- EXERCISE DIRECTIONS: Take every line from the first down to the line with "import plotly.graph_objects as go" and set it down exactly, without the pictures.

- DATA EXTRACT:
━━━━━━━━

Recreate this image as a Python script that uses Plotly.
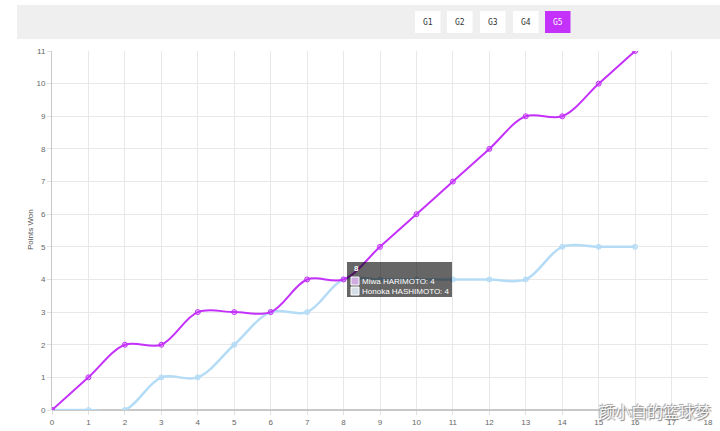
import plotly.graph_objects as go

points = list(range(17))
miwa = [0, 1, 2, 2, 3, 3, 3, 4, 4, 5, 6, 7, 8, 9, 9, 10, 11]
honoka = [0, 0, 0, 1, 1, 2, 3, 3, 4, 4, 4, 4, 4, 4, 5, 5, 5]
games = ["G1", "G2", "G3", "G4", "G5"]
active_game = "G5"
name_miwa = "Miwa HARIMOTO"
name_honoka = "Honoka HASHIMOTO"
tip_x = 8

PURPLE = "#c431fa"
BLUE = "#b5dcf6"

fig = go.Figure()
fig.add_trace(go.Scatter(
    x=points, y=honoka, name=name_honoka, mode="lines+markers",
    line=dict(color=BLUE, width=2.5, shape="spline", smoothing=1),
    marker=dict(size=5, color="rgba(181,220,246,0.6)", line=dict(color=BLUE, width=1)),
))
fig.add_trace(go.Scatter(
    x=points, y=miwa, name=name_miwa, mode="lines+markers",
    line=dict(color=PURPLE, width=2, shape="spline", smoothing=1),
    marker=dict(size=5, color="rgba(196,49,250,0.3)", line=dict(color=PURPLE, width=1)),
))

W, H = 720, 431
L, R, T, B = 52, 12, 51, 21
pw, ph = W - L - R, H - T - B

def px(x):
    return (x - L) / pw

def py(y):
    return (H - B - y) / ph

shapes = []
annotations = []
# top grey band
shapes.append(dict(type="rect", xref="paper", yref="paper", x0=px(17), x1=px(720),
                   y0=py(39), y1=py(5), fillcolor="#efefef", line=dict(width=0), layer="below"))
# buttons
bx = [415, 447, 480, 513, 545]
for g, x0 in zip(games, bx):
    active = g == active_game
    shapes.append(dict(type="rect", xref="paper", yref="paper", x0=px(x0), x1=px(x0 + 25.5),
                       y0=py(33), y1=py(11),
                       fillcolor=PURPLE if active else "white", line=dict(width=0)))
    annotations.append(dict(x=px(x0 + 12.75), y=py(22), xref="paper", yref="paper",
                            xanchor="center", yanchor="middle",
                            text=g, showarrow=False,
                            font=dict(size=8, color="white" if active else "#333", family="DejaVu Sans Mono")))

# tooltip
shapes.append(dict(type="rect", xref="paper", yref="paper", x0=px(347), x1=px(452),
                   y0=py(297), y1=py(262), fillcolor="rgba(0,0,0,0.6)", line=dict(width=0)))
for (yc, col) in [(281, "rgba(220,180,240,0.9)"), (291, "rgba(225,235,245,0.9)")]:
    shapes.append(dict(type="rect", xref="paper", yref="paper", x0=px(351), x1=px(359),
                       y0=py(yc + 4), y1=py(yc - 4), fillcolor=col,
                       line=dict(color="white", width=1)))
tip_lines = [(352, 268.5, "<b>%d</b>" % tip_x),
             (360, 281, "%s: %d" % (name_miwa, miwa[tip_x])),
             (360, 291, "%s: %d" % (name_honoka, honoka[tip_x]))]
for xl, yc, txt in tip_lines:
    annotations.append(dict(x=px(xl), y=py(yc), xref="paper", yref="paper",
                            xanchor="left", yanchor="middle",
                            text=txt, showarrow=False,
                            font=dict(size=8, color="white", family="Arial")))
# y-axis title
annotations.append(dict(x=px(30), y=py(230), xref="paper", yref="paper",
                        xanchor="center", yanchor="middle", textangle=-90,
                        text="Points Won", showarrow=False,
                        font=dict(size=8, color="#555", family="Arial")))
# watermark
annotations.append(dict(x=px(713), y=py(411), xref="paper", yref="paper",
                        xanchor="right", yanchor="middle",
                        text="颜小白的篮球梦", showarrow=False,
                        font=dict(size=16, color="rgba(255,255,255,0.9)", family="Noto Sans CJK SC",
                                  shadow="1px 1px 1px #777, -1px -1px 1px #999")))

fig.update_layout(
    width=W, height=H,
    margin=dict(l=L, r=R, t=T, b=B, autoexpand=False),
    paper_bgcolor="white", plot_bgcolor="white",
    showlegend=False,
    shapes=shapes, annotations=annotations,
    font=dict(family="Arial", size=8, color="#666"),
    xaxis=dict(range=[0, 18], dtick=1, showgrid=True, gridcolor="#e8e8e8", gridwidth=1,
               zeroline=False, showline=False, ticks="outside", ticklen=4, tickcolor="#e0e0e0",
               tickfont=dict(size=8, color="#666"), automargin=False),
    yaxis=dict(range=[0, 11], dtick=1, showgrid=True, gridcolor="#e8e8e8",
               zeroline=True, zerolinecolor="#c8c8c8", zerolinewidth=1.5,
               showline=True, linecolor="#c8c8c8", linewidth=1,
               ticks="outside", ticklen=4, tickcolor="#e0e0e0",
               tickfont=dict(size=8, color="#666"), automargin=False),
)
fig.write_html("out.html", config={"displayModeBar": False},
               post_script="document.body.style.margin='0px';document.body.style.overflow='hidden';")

━━━━━━━━

- ANSWER TO THE TASK:
Recreate this image as a Python script that uses Plotly.
import plotly.graph_objects as go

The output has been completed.